Transcribe the listing in full, excluding any pictures.

◆ **Data extract**
• • • • •
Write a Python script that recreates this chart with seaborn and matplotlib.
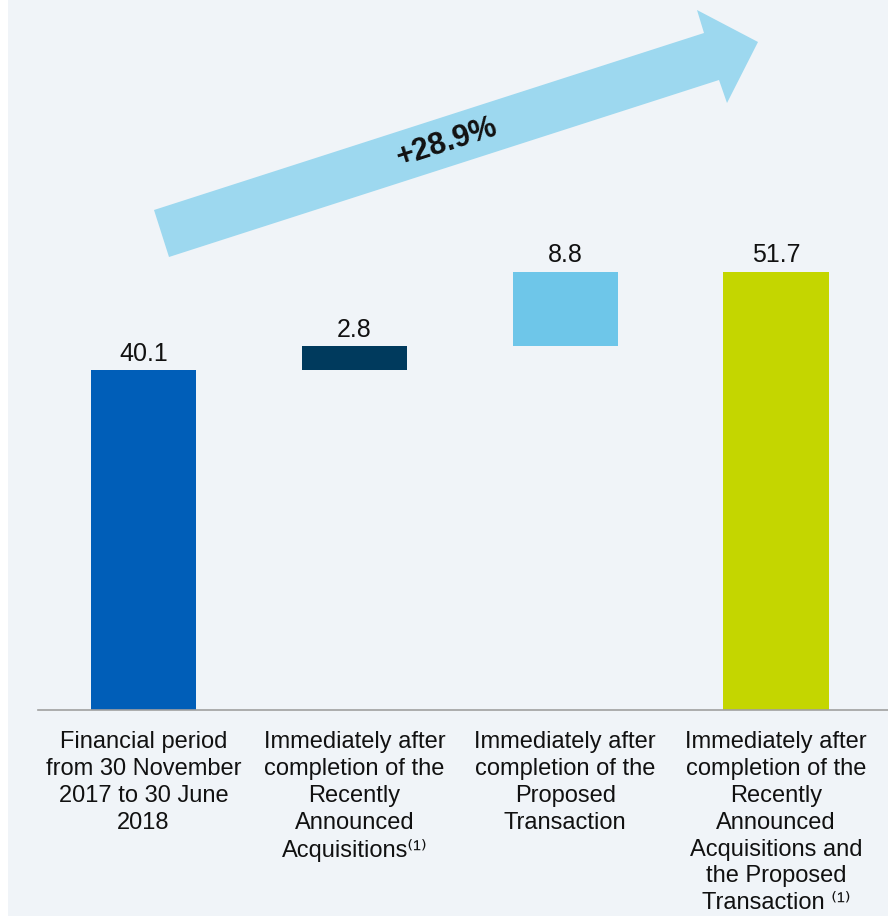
import matplotlib
matplotlib.use("Agg")
import matplotlib.pyplot as plt
from matplotlib.patches import Polygon, Rectangle
import numpy as np
import pandas as pd
import seaborn as sns

# --- data -------------------------------------------------------------
categories = [
    "Financial period\nfrom 30 November\n2017 to 30 June\n2018",
    "Immediately after\ncompletion of the\nRecently\nAnnounced\nAcquisitions\u207d\u00b9\u207e",
    "Immediately after\ncompletion of the\nProposed\nTransaction",
    "Immediately after\ncompletion of the\nRecently\nAnnounced\nAcquisitions and\nthe Proposed\nTransaction \u207d\u00b9\u207e",
]
values = [40.1, 2.8, 8.8, 51.7]          # segment heights
bases = [0.0, 40.1, 42.9, 0.0]           # where each segment starts
bar_colors = ["#005EB8", "#003A5D", "#6EC6E9", "#C4D600"]
growth_label = "+28.9%"

BG = "#F0F4F8"
ARROW = "#9DD8EF"

sns.set_theme(style="white")
plt.rcParams["font.family"] = ["Liberation Sans", "DejaVu Sans"]

W, H = 888, 916
fig = plt.figure(figsize=(W / 100, H / 100), dpi=100)
fig.patch.set_facecolor("white")
fig.add_artist(Rectangle((8 / W, 0), 1, 1, transform=fig.transFigure,
                         facecolor=BG, edgecolor="none", zorder=-10))

base_px = 710
ax = fig.add_axes([38 / W, (H - base_px) / H, 1 - 38 / W, base_px / H])
ax.set_facecolor("none")

df = pd.DataFrame({"cat": categories, "val": values})
sns.barplot(data=df, x="cat", y="val", bottom=bases, width=0.5,
            color=bar_colors[0], errorbar=None, ax=ax, saturation=1)
for patch, c in zip(ax.patches, bar_colors):
    patch.set_facecolor(c)
    patch.set_edgecolor("none")

ax.bar_label(ax.containers[0], labels=[f"{v:.1f}" for v in values],
             padding=3, fontsize=18, color="#111111")

ax.set_xlim(-0.5, 3.53)
ax.set_ylim(0, base_px / 8.48)
ax.set_xlabel("")
ax.set_ylabel("")
ax.set_yticks([])
ax.tick_params(axis="x", length=0, pad=15, labelsize=17, colors="#111111")
for lbl in ax.get_xticklabels():
    lbl.set_linespacing(1.29)
for side in ["top", "right", "left"]:
    ax.spines[side].set_visible(False)
ax.spines["bottom"].set_color("#A0A0A0")
ax.spines["bottom"].set_linewidth(1.2)

# growth arrow across the top
pts_px = [(154, 210), (704, 33), (697, 10), (758, 42), (727, 103), (719, 80), (169, 257)]
pts = [(x / W, 1 - y / H) for x, y in pts_px]
fig.add_artist(Polygon(pts, closed=True, transform=fig.transFigure,
                       facecolor=ARROW, edgecolor="none", zorder=1))
fig.text(447 / W, 1 - 142 / H, growth_label, rotation=17.8,
         rotation_mode="anchor", ha="center", va="center",
         fontsize=22, fontweight="bold", color="#111111", zorder=2)

fig.savefig("out.png", dpi=100, facecolor=fig.get_facecolor())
• • • • •
◆ **Written reply**
Write a Python script that recreates this chart with seaborn and matplotlib.
import matplotlib
matplotlib.use("Agg")
import matplotlib.pyplot as plt
from matplotlib.patches import Polygon, Rectangle
import numpy as np
import pandas as pd
import seaborn as sns

# --- data -------------------------------------------------------------
categories = [
    "Financial period\nfrom 30 November\n2017 to 30 June\n2018",
    "Immediately after\ncompletion of the\nRecently\nAnnounced\nAcquisitions\u207d\u00b9\u207e",
    "Immediately after\ncompletion of the\nProposed\nTransaction",
    "Immediately after\ncompletion of the\nRecently\nAnnounced\nAcquisitions and\nthe Proposed\nTransaction \u207d\u00b9\u207e",
]
values = [40.1, 2.8, 8.8, 51.7]          # segment heights
bases = [0.0, 40.1, 42.9, 0.0]           # where each segment starts
bar_colors = ["#005EB8", "#003A5D", "#6EC6E9", "#C4D600"]
growth_label = "+28.9%"

BG = "#F0F4F8"
ARROW = "#9DD8EF"

sns.set_theme(style="white")
plt.rcParams["font.family"] = ["Liberation Sans", "DejaVu Sans"]

W, H = 888, 916
fig = plt.figure(figsize=(W / 100, H / 100), dpi=100)
fig.patch.set_facecolor("white")
fig.add_artist(Rectangle((8 / W, 0), 1, 1, transform=fig.transFigure,
                         facecolor=BG, edgecolor="none", zorder=-10))

base_px = 710
ax = fig.add_axes([38 / W, (H - base_px) / H, 1 - 38 / W, base_px / H])
ax.set_facecolor("none")

df = pd.DataFrame({"cat": categories, "val": values})
sns.barplot(data=df, x="cat", y="val", bottom=bases, width=0.5,
            color=bar_colors[0], errorbar=None, ax=ax, saturation=1)
for patch, c in zip(ax.patches, bar_colors):
    patch.set_facecolor(c)
    patch.set_edgecolor("none")

ax.bar_label(ax.containers[0], labels=[f"{v:.1f}" for v in values],
             padding=3, fontsize=18, color="#111111")

ax.set_xlim(-0.5, 3.53)
ax.set_ylim(0, base_px / 8.48)
ax.set_xlabel("")
ax.set_ylabel("")
ax.set_yticks([])
ax.tick_params(axis="x", length=0, pad=15, labelsize=17, colors="#111111")
for lbl in ax.get_xticklabels():
    lbl.set_linespacing(1.29)
for side in ["top", "right", "left"]:
    ax.spines[side].set_visible(False)
ax.spines["bottom"].set_color("#A0A0A0")
ax.spines["bottom"].set_linewidth(1.2)

# growth arrow across the top
pts_px = [(154, 210), (704, 33), (697, 10), (758, 42), (727, 103), (719, 80), (169, 257)]
pts = [(x / W, 1 - y / H) for x, y in pts_px]
fig.add_artist(Polygon(pts, closed=True, transform=fig.transFigure,
                       facecolor=ARROW, edgecolor="none", zorder=1))
fig.text(447 / W, 1 - 142 / H, growth_label, rotation=17.8,
         rotation_mode="anchor", ha="center", va="center",
         fontsize=22, fontweight="bold", color="#111111", zorder=2)

fig.savefig("out.png", dpi=100, facecolor=fig.get_facecolor())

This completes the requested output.